What makes Ozon's film so great and original? The style of the film creates a continued uncertainty. We see everything how Angel imagines/sees it, through her rose tinted and innocent eyes. We have the link from her beginnings as a writer, sat in bed after catching a chill from being out in the snow by Paradise House, to her death from a chill chasing a cat in the snow outside Paradise House. To me it feels like Angel never leaves her bed, she ages but she never grows up. Her experiences never seem real, she gets what she asks for and realises what that means. She never really experiences anything but herself. Like film itself Angel's childhood dreams are trapped forever, she cannot truly grow up and what is left behind does not change, even in her dream she is born a nobody and dies a nobody. Her husband Esme also tries to escape the life he is born into, he chooses to live in poverty and to suffer in order to make his art, to go to war, to have affairs. He wants to feel what life is and not escape it.

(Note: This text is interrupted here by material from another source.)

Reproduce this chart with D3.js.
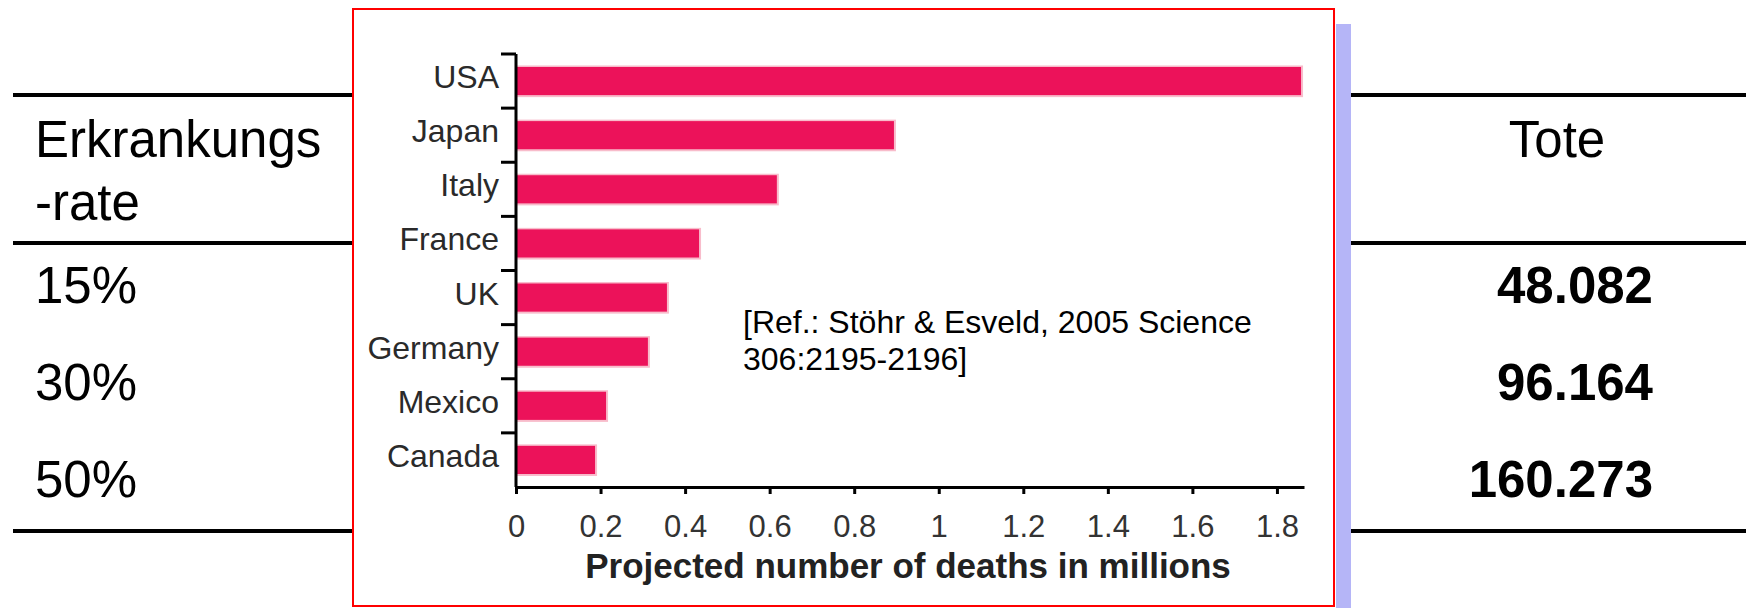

Esme is born a somebody and after his death he is not forgotten. Esme is also trapped forever like film, he is unable to find real recognition until he has escaped the film by taking his own life much like his art.
Judging by many of the comments on this film it seems Ozon's work is a success, he has made a film for today about today and for those of us who love it, we see what Angel sees in Esme, a great artist. For those of us that loathe it, we see what the world sees of Angel once the dust has settled. Whilst Ozon says he is making something in the here and now it's also something that draws on his experience and love... I suppose if you prefer celebrity and blockbuster to cinema and its history then you will have no interest in Angel.